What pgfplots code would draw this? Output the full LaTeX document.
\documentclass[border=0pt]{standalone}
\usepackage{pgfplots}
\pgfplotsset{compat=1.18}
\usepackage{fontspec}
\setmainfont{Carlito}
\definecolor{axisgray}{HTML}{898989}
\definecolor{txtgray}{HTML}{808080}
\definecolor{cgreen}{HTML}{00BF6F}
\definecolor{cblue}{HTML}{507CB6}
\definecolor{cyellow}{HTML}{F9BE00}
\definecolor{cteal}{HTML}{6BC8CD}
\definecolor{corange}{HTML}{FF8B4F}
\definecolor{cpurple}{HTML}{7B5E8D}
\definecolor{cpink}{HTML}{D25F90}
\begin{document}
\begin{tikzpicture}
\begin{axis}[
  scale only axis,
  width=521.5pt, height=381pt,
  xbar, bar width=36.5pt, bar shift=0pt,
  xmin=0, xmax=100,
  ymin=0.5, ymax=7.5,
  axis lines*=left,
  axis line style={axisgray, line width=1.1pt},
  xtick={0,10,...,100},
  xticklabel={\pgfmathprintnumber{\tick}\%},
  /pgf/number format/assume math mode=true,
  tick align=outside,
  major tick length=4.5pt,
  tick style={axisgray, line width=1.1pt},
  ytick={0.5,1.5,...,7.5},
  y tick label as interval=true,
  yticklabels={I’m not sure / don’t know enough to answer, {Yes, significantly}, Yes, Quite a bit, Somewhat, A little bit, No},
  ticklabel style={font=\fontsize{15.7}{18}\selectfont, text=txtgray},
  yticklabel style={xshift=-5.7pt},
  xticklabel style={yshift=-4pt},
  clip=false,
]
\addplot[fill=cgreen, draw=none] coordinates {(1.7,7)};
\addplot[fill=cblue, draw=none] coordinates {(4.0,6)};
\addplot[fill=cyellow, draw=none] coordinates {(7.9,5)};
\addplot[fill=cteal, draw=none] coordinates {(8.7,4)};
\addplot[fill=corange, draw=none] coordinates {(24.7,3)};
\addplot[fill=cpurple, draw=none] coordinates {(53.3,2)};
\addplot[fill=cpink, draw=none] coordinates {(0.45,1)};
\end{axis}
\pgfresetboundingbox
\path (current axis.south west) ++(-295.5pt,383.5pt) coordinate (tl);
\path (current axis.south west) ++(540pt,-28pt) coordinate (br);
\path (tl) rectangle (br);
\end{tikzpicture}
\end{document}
· · ·
- SET PROBLEM
Write out every line exactly as it stands.

- SOLUTION TO THIS EXERCISE
What pgfplots code would draw this? Output the full LaTeX document.
\documentclass[border=0pt]{standalone}
\usepackage{pgfplots}
\pgfplotsset{compat=1.18}
\usepackage{fontspec}
\setmainfont{Carlito}
\definecolor{axisgray}{HTML}{898989}
\definecolor{txtgray}{HTML}{808080}
\definecolor{cgreen}{HTML}{00BF6F}
\definecolor{cblue}{HTML}{507CB6}
\definecolor{cyellow}{HTML}{F9BE00}
\definecolor{cteal}{HTML}{6BC8CD}
\definecolor{corange}{HTML}{FF8B4F}
\definecolor{cpurple}{HTML}{7B5E8D}
\definecolor{cpink}{HTML}{D25F90}
\begin{document}
\begin{tikzpicture}
\begin{axis}[
  scale only axis,
  width=521.5pt, height=381pt,
  xbar, bar width=36.5pt, bar shift=0pt,
  xmin=0, xmax=100,
  ymin=0.5, ymax=7.5,
  axis lines*=left,
  axis line style={axisgray, line width=1.1pt},
  xtick={0,10,...,100},
  xticklabel={\pgfmathprintnumber{\tick}\%},
  /pgf/number format/assume math mode=true,
  tick align=outside,
  major tick length=4.5pt,
  tick style={axisgray, line width=1.1pt},
  ytick={0.5,1.5,...,7.5},
  y tick label as interval=true,
  yticklabels={I’m not sure / don’t know enough to answer, {Yes, significantly}, Yes, Quite a bit, Somewhat, A little bit, No},
  ticklabel style={font=\fontsize{15.7}{18}\selectfont, text=txtgray},
  yticklabel style={xshift=-5.7pt},
  xticklabel style={yshift=-4pt},
  clip=false,
]
\addplot[fill=cgreen, draw=none] coordinates {(1.7,7)};
\addplot[fill=cblue, draw=none] coordinates {(4.0,6)};
\addplot[fill=cyellow, draw=none] coordinates {(7.9,5)};
\addplot[fill=cteal, draw=none] coordinates {(8.7,4)};
\addplot[fill=corange, draw=none] coordinates {(24.7,3)};
\addplot[fill=cpurple, draw=none] coordinates {(53.3,2)};
\addplot[fill=cpink, draw=none] coordinates {(0.45,1)};
\end{axis}
\pgfresetboundingbox
\path (current axis.south west) ++(-295.5pt,383.5pt) coordinate (tl);
\path (current axis.south west) ++(540pt,-28pt) coordinate (br);
\path (tl) rectangle (br);
\end{tikzpicture}
\end{document}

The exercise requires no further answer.